Allianz greift bei Friday zu
Die Onlinetochter Allianz Direct übernimmt das Versicherungsportfolio des Berliner Insurtechs in Deutschland und Frankreich. Friday wurde 2017 von einem Team um Christoph Samwer und mit Unterstützung der Schweizer Bâloise-Gruppe gegründet. Zuletzt scheiterte eine Übernahme von Friday durch Getsafe, nachdem sich die Verhandler nicht auf eine Bewertung einigen konnten. Mit der Übernahme gewinnt Allianz auf einen Schlag rund 250.000 Kunden.
Friday trat vor gut sieben Jahren mit dem Ansatz an, Kfz-Versicherungen pro gefahrenem Kilometer abzurechnen. Richtig Fahrt konnte der Berliner Anbieter jedoch nicht aufnehmen. Das Minus betrug im letzten Geschäftsjahr rund 30 Mio. Euro. Seit dem Start sollen sich die Verluste auf rund 180 Mio. Euro angehäuft haben. Allerdings gab Friday auch an, insbesondere im Bereich der Haftpflicht- und Sachversicherungen gut zugelegt zu haben, der Anteil der Produkte am Gesamtbestand sei auf mittlerweile über 60 Prozent gestiegen. Das Frankreich-Geschäft trug einen wichtigen Teil dazu bei. Das Prämienvolumen von Friday beläuft sich auf gut 50 Millionen Euro.
Vor dem nun erfolgten Deal mit der Allianz bahnte sich eine Übernahme durch das Heidelberger Start-up Getsafe an. Die Verhandlungen scheiterten jedoch aufgrund unterschiedlicher Vorstellungen über die Bewertungen des Berliner Start-ups.
Friday arbeitete seit 2018 unabhängig von der Muttergesellschaft Baloise, das Insurtech wurde allerdings mehrheitlich von den Schweizern gehalten. Die Friday Insurance S.A. tritt als Risikoträger auf und unterliegt der Aufsicht des Commissariat aux Assurances in Luxemburg unter begrenzter Aufsicht der deutschen Bafin.
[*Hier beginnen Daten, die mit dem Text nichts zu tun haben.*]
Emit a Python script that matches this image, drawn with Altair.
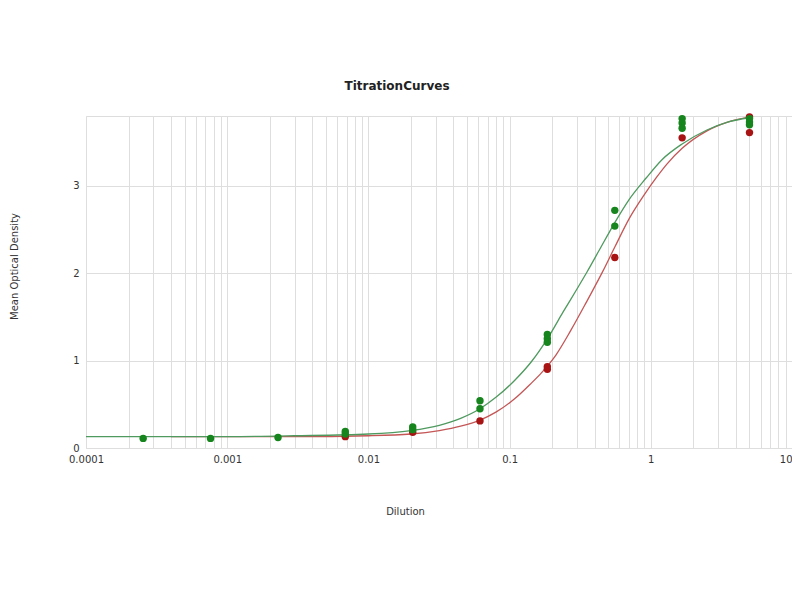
import altair as alt
import pandas as pd

# ---- data ----
green_pt_x = [0.000254, 0.000762, 0.00229, 0.00686, 0.00686, 0.0206, 0.0206,
              0.0617, 0.0617, 0.185, 0.185, 0.185, 0.556, 0.556,
              1.667, 1.667, 1.667, 5, 5, 5]
green_pt_y = [0.11, 0.11, 0.12, 0.19, 0.16, 0.24, 0.21,
              0.54, 0.45, 1.30, 1.25, 1.21, 2.72, 2.54,
              3.77, 3.72, 3.66, 3.77, 3.73, 3.70]
red_pt_x = [0.00686, 0.0206, 0.0617, 0.185, 0.185, 0.556, 1.667, 5, 5]
red_pt_y = [0.13, 0.18, 0.31, 0.93, 0.90, 2.18, 3.55, 3.79, 3.61]

green_curve_x = [0.0001, 0.001, 0.003, 0.01, 0.02, 0.0318, 0.045, 0.0617, 0.08,
                 0.108, 0.143, 0.185, 0.24, 0.3, 0.355, 0.43, 0.556, 0.7,
                 0.927, 1.2, 1.667, 2.5, 3.5, 5]
green_curve_y = [0.13, 0.13, 0.14, 0.16, 0.20, 0.26, 0.34, 0.45, 0.58,
                 0.77, 0.99, 1.25, 1.56, 1.82, 2.02, 2.26, 2.58, 2.84,
                 3.09, 3.30, 3.48, 3.64, 3.73, 3.78]
red_curve_x = [0.0004, 0.001, 0.003, 0.01, 0.02, 0.0318, 0.045, 0.0617, 0.08,
               0.108, 0.14, 0.168, 0.214, 0.27, 0.35, 0.453, 0.556, 0.7, 0.9,
               1.1, 1.3, 1.667, 2.5, 3.5, 5]
red_curve_y = [0.13, 0.13, 0.13, 0.14, 0.16, 0.20, 0.25, 0.32, 0.41,
               0.56, 0.73, 0.86, 1.07, 1.34, 1.67, 2.01, 2.30, 2.62, 2.90,
               3.10, 3.25, 3.43, 3.63, 3.73, 3.79]

decade_ticks = [0.0001, 0.001, 0.01, 0.1, 1, 10]
y_ticks = [0, 1, 2, 3]

# ---- build tables ----
pts = pd.concat([
    pd.DataFrame({"x": red_pt_x, "y": red_pt_y, "s": "Red"}),
    pd.DataFrame({"x": green_pt_x, "y": green_pt_y, "s": "Green"}),
])
red_curve = pd.DataFrame({"x": red_curve_x, "y": red_curve_y, "s": "Red"})
green_curve = pd.DataFrame({"x": green_curve_x, "y": green_curve_y, "s": "Green"})

grid_vals = []
for d in decade_ticks[:-1]:
    for m in range(1, 10):
        grid_vals.append(d if m == 1 else round(m * d, 6))
grid_vals.append(10)

label_expr = "indexof(" + str(decade_ticks) + ", datum.value) >= 0 ? format(datum.value, '~g') : ''"

font = "DejaVu Sans"

x_enc = alt.X("x:Q", scale=alt.Scale(type="log", domain=[0.0001, 10], nice=False),
              axis=alt.Axis(values=grid_vals, labelExpr=label_expr, grid=True,
                            gridColor="#dedede", ticks=False, domain=False,
                            labelOverlap=False, labelFlush=False, labelPadding=6,
                            labelAlign=alt.condition("datum.value == 10",
                                                     alt.value("right"),
                                                     alt.value("center")),
                            labelFont=font, labelFontSize=10, labelColor="#333",
                            title="Dilution", titleFont=font, titleFontSize=10,
                            titleFontWeight="normal", titleColor="#333",
                            titleX=319, titleY=63, titleAlign="center",
                            titleBaseline="middle"))
y_enc = alt.Y("y:Q", scale=alt.Scale(domain=[0, 3.8], nice=False),
              axis=alt.Axis(values=y_ticks, grid=True, gridColor="#dedede",
                            ticks=False, domain=False, labelPadding=7,
                            labelFont=font, labelFontSize=10, labelColor="#333",
                            title="Mean Optical Density", titleFont=font,
                            titleFontSize=10, titleFontWeight="normal",
                            titleColor="#333", titleAngle=-90, titleX=-72,
                            titleY=150, titleAlign="center",
                            titleBaseline="middle"))

red_line = alt.Chart(red_curve).mark_line(color="#c45656", strokeWidth=1.3,
                                          interpolate="monotone").encode(x=x_enc, y=y_enc)
green_line = alt.Chart(green_curve).mark_line(color="#4f9a5f", strokeWidth=1.3,
                                              interpolate="monotone").encode(x=x_enc, y=y_enc)
points = alt.Chart(pts).mark_circle(size=55, opacity=1).encode(
    x=x_enc, y=y_enc,
    color=alt.Color("s:N", scale=alt.Scale(domain=["Red", "Green"],
                                           range=["#a81414", "#17851d"]),
                    legend=None),
    order=alt.Order("s:N", sort="descending"),
)

chart = alt.layer(red_line, green_line, points).properties(
    width=706, height=332,
    autosize=alt.AutoSizeParams(type="none"),
    padding={"left": 78, "top": 108, "right": 0, "bottom": 140},
    title=alt.TitleParams("TitrationCurves", font=font, fontSize=12,
                          fontWeight="bold", color="#222", anchor="middle",
                          dx=-42, offset=20),
).configure_view(stroke="#333", strokeWidth=1.2).configure(background="white")

chart.save("out.html", embed_options={"renderer": "svg", "actions": False})
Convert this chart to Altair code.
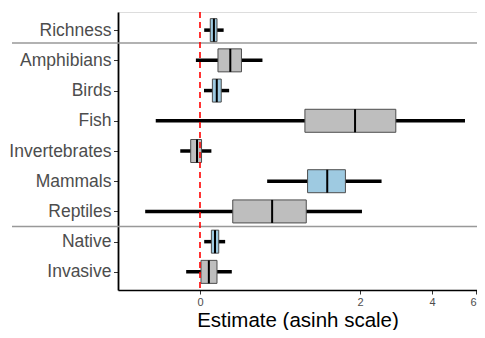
import altair as alt
import numpy as np
import pandas as pd

categories = ["Richness", "Amphibians", "Birds", "Fish", "Invertebrates",
              "Mammals", "Reptiles", "Native", "Invasive"]
whisker_low = [0.038, -0.037, 0.036, -0.410, -0.179, 0.644, -0.515, 0.038, -0.125]
box_q1 = [0.093, 0.163, 0.112, 1.095, -0.084, 1.131, 0.300, 0.103, 0.009]
box_median = [0.126, 0.277, 0.152, 1.903, -0.027, 1.418, 0.698, 0.136, 0.080]
box_q3 = [0.154, 0.383, 0.193, 2.842, 0.014, 1.723, 1.113, 0.170, 0.154]
whisker_high = [0.215, 0.594, 0.266, 5.420, 0.103, 2.477, 2.041, 0.229, 0.291]
highlight = [True, False, True, False, False, True, False, True, False]
tick_labels = [0, 2, 4, 6]
separators = [0.43, 6.5]

BLUE = "#9ECAE1"
GRAY = "#BEBEBE"

df = pd.DataFrame({
    "cat": categories,
    "idx": list(range(len(categories))),
    "lo": np.arcsinh(whisker_low),
    "q1": np.arcsinh(box_q1),
    "med": np.arcsinh(box_median),
    "q3": np.arcsinh(box_q3),
    "hi": np.arcsinh(whisker_high),
    "fill": [BLUE if h else GRAY for h in highlight],
})
sep_df = pd.DataFrame({"pos": separators})

W, H = 359, 278
PAD_L, PAD_T, PAD_B = 110, 4, 40
label_expr = "[" + ",".join("'" + c + "'" for c in categories) + "][datum.value]"

x_scale = alt.Scale(domain=[-0.740, 2.500], nice=False, zero=False, padding=0)
y_scale = alt.Scale(domain=[-0.6, len(categories) - 0.4], reverse=True, nice=False,
                    zero=False, padding=0)

x_axis = alt.Axis(
    values=[float(v) for v in np.arcsinh(tick_labels)],
    labelExpr="format((exp(datum.value)-exp(-datum.value))/2, '.0f')",
    title="Estimate (asinh scale)",
    grid=False, domainColor="black", domainWidth=1.5,
    tickColor="#333333", tickSize=4, tickWidth=1,
    labelColor="#4D4D4D", labelFontSize=11, labelPadding=2,
    titleFontSize=20.5, titleColor="black", titleFontWeight="normal", titlePadding=3,
    labelFont="Liberation Sans", titleFont="Liberation Sans",
)
y_axis = alt.Axis(
    values=list(range(len(categories))), labelExpr=label_expr, title=None,
    grid=False, domainColor="black", domainWidth=1.8,
    tickColor="#333333", tickSize=4.5, tickWidth=1,
    labelColor="#4D4D4D", labelFontSize=17.5, labelPadding=2.5,
    labelFont="Liberation Sans",
)

base = alt.Chart(df)

seps = alt.Chart(sep_df).mark_rule(color="#999999", strokeWidth=1.5).encode(
    x=alt.value(-106), x2=alt.value(W),
    y=alt.Y("pos:Q", scale=y_scale, axis=y_axis),
)

whiskers = base.mark_rule(color="black", strokeWidth=3.5).encode(
    x=alt.X("lo:Q", scale=x_scale, axis=x_axis),
    x2="hi:Q",
    y=alt.Y("idx:Q", scale=y_scale, axis=y_axis),
)

boxes = base.mark_bar(size=23, stroke="#4D4D4D", strokeWidth=1).encode(
    x=alt.X("q1:Q", scale=x_scale, axis=x_axis),
    x2="q3:Q",
    y=alt.Y("idx:Q", scale=y_scale, axis=y_axis),
    fill=alt.Fill("fill:N", scale=None),
)

medians = base.mark_tick(orient="vertical", size=23, thickness=2, color="black", opacity=1).encode(
    x=alt.X("med:Q", scale=x_scale, axis=x_axis),
    y=alt.Y("idx:Q", scale=y_scale, axis=y_axis),
)

zero_line = alt.Chart(pd.DataFrame({"z": [0.0]})).mark_rule(
    color="#FF0000", strokeWidth=1.6, strokeDash=[6, 4]
).encode(x=alt.X("z:Q", scale=x_scale, axis=x_axis))

chart = alt.layer(seps, whiskers, boxes, medians, zero_line).properties(
    width=W, height=H,
    background="white",
    autosize=alt.AutoSizeParams(type="none"),
    padding={"left": PAD_L, "top": PAD_T, "right": 0, "bottom": PAD_B},
).configure_view(stroke=None, fill="white").configure(font="Liberation Sans")

chart.save("out.html", embed_options={"renderer": "svg", "actions": False})
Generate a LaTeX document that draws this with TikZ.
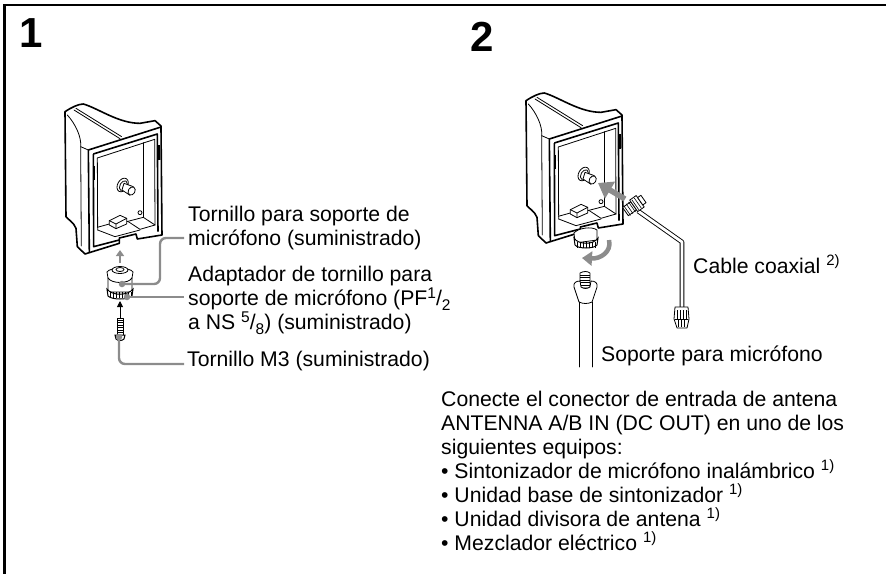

Die Baloise ihrerseits verordnet sich nach einem durchwachsenen Geschäftsjahr 2023 einen Strategieschwenk: Die mit hohen Erwartungen verknüpften Investitionen in die Ökosysteme rund um die Themen „Heim“ und „Mobilität“ werden nicht länger fortgesetzt. Künftig wolle sich der Versicherer wieder „stärker auf versicherungsnahe Aktivitäten“ konzentrieren, kündigte Baloise-CEO Michael Müller im Rahmen der letzten Bilanz-Präsentation an.
Im Zuge dessen wurde eine Refokussierungsstrategie und ein Aktienrückkaufprogramm lanciert, die Ausschüttungsquote angehoben. Zwischen 2024 und 2027 ist geplant, Barmittel von mehr als zwei Milliarden Franken zu generieren und die Barmittel-Ausschüttungsquote auf 80 Prozent oder mehr anzuheben, teilte der Konzern auf seiner Investorenveranstaltung mit. Die Eigenkapitalrendite soll von zwölf bis 15 Prozent steigen.
Es ist davon auszugehen, dass Allianz Direct Friday bei den finanziellen Forderungen mehr entgegengekommen ist als Getsafe. Konkrete Summen sind nicht bekannt. Die Schweizer Mutter nimmt einen Verlust von rund 75 Millionen Franken in Kauf.
Als Hauptargument für den Zukauf nennt die Allianz-Tochter die Stärkung ihrer Marktposition im deutschen Direktversicherungsmarkt für Sach- und Unfallversicherungen sowie der Präsenz des Unternehmens auf dem französischen Markt für Hausratversicherungen. Anfang des Jahres hat Allianz Direct das französische Hausratversicherungsgeschäft von Luko sowie den operativen Betrieb, einschließlich der Marke, übernommen.
Mit der Übernahme von Friday und dem Zugang zu rund 250.000 neuen Kunden steigt die Allianz-Tochter gemessen am Prämienvolumen, zur Nummer drei auf dem deutschen Markt für Kfz-Direktversicherungen auf. Der Versicherer wird im Rahmen der Transaktion das gesamte Portfolio, alle Vertriebsvereinbarungen und die Marke Friday übernehmen. Das Geschäft der Berliner wird schrittweise auf die Plattform des Allianz-Direktversicherers übertragen. Alle bestehenden Verträge und Services von Friday sollen unverändert weitergeführt werden. Die Transaktion soll Mitte 2025 abgeschlossen sein.